In this phase the actual coding is done. When we implement a story we always try to do this with the minimal scope in mind. Just implement the story's intend. For example if a story says: "As a recruiter I want to delete a candidate", don’t implement a popup asking the user if he is sure. If the product owner (or the stakeholders) would like to see a popup, they should create a story for this. When a front-end design is needed the developer makes one himself. We always start building in pair. Coding needs to be done using our coding standards. And it must be unit tested. Before a story can be pulled into the next phase the developer makes a screencast that demonstrates the story.

Phase 4: Isolated testing

The product owner watches the screencast and tests the ticket on our staging environment, to see if it works and if all acceptance criteria are met.

I have to admit, because the criteria are very high level it can occur that it was not implemented the way I expected. We consider this a win! Because the feedback-loop was very small, not a lot of time and other resources were lost, and we learned a lot! The product owner learned that his criteria were wrong, and the developer learned that his interpretation was wrong. So the next ticket will have better criteria and will be better understood.

On the other hand, my experience as a product owner is: I am often positively surprised by the implementation. By giving this kind of freedom to a developer you get better ways of approaching a problem than you can think of yourself.

Phase 5: Code review

I think this is the most important phase in our process. Every company should have this phase if they write code and have more than one developer. Now a second developer reviews the code. Are our coding standards used? Are the tests complete and do they make sense? Finally when the second developer has approved the code our lead developer conducts a final review and merges the code in our trunk.

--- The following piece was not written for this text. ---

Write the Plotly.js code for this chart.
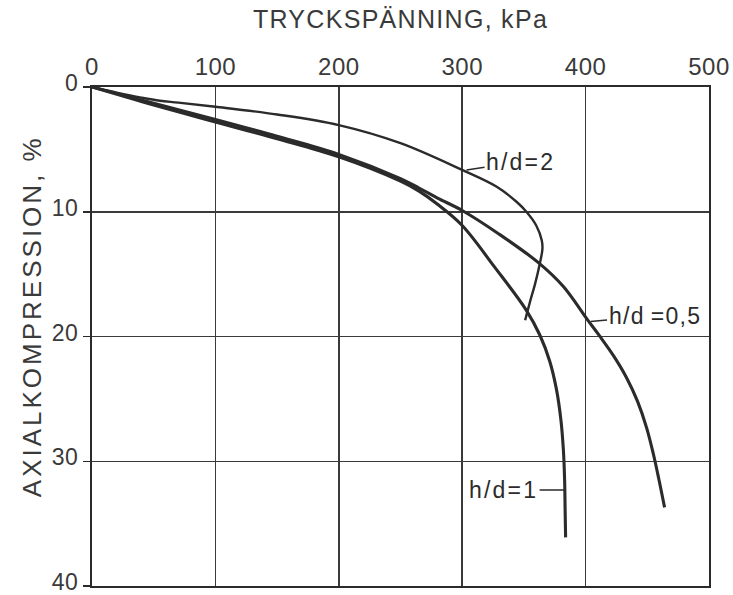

Phase 6: Acceptance testing

This phase was created in our process to do the integration tests. But as we don’t have a dedicated tester at the moment we skip this phase for now.

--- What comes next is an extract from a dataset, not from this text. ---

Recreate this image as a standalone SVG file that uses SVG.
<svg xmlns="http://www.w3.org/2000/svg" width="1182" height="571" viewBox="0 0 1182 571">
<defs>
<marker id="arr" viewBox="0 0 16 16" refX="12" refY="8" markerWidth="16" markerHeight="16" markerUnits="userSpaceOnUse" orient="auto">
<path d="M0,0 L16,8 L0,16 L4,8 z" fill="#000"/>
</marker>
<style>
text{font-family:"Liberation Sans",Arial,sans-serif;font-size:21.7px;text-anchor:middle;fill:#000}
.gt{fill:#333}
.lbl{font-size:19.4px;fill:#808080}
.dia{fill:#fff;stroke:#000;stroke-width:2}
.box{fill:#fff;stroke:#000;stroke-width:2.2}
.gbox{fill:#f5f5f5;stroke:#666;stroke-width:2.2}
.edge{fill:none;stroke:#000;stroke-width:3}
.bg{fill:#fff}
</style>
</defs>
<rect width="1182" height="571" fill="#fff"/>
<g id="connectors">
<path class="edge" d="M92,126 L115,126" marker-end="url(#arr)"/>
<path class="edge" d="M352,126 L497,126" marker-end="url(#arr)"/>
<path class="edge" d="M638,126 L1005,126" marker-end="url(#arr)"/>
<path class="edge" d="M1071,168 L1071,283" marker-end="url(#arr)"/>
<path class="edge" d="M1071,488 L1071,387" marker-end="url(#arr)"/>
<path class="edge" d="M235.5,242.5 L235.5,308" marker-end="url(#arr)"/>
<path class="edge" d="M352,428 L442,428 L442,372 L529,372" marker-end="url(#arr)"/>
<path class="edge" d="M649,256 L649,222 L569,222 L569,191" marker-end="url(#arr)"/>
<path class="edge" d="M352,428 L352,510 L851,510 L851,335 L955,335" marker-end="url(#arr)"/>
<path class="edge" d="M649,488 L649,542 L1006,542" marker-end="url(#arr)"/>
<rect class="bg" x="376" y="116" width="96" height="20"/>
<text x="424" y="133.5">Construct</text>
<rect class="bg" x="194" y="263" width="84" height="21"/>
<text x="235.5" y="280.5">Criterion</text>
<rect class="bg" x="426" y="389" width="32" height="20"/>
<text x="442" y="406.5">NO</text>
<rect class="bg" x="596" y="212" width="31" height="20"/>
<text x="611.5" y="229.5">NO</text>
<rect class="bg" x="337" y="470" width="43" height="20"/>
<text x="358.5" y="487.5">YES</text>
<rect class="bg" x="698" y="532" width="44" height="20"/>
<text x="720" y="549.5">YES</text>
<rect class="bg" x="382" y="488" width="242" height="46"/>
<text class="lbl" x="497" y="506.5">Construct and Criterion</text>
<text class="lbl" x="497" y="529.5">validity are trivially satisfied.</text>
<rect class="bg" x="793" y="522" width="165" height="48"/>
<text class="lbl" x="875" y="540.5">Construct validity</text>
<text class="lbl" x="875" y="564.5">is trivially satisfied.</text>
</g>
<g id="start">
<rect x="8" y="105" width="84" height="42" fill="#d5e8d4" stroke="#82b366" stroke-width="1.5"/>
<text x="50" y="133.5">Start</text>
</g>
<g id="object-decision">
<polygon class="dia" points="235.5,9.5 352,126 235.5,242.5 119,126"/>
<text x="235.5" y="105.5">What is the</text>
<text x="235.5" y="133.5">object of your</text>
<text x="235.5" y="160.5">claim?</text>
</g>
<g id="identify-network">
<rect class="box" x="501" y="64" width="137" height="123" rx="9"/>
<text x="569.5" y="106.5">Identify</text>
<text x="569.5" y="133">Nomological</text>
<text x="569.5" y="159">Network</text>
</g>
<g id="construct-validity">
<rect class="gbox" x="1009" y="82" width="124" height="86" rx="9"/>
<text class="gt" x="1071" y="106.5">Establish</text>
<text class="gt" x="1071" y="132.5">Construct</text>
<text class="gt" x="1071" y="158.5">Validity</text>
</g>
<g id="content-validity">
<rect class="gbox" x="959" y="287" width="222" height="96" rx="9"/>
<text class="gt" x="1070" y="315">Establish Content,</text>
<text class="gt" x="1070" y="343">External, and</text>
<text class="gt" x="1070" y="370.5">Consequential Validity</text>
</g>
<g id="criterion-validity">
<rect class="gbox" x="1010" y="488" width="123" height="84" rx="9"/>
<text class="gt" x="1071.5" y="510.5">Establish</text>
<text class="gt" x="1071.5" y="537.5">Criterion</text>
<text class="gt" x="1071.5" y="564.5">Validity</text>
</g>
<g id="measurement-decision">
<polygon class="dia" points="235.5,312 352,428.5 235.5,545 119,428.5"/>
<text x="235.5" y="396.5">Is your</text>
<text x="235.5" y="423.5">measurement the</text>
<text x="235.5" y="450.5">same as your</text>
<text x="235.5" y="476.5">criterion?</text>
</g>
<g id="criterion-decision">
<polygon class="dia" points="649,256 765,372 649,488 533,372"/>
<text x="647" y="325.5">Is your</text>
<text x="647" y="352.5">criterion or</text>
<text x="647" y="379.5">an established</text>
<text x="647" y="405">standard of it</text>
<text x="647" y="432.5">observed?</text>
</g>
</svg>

Signaling team feedback on tickets

The phases "analyse", "isolated testing" and "code review" must be reviewed by a second person. We visualize everything using our Kanban board. When a ticket in a particular phase is ready to be reviewed, a green magnet will be placed on the bottom left corner of a ticket. We add comments at the GitHub issue or at the pull request if there are code reviews comments. We place a small sticky at the bottom left corner of a ticket to indicate that there are comments. The name of the reviewer and the phase where the ticket was and when the comments are added are written on the sticky. Once the comments are solved, the sticky is moved to the right and the reviewer checks if the comments are correctly solved. If so he places the green magnet on the bottom right corner. If there are new comments he places a seconds sticky on the left and the process repeats itself until there are no comments. The small stickies always stay on the right corner of a ticket, this way we can see which tickets had a lot of problems and we should probably investigate why there are a lot of comments. Maybe the acceptance criteria where incompleted or the developer missed some insights. Now we have noticed the problem, we can try to learn from it, and avoid them in the future.

Conclusion: Visualize!

The Kanban board visualizes our process. This way we can detect problems in our process, learn from our mistakes and try to avoid them in the future. If you don’t visualize problems in your process you don’t know that they exists let alone that you can solve them!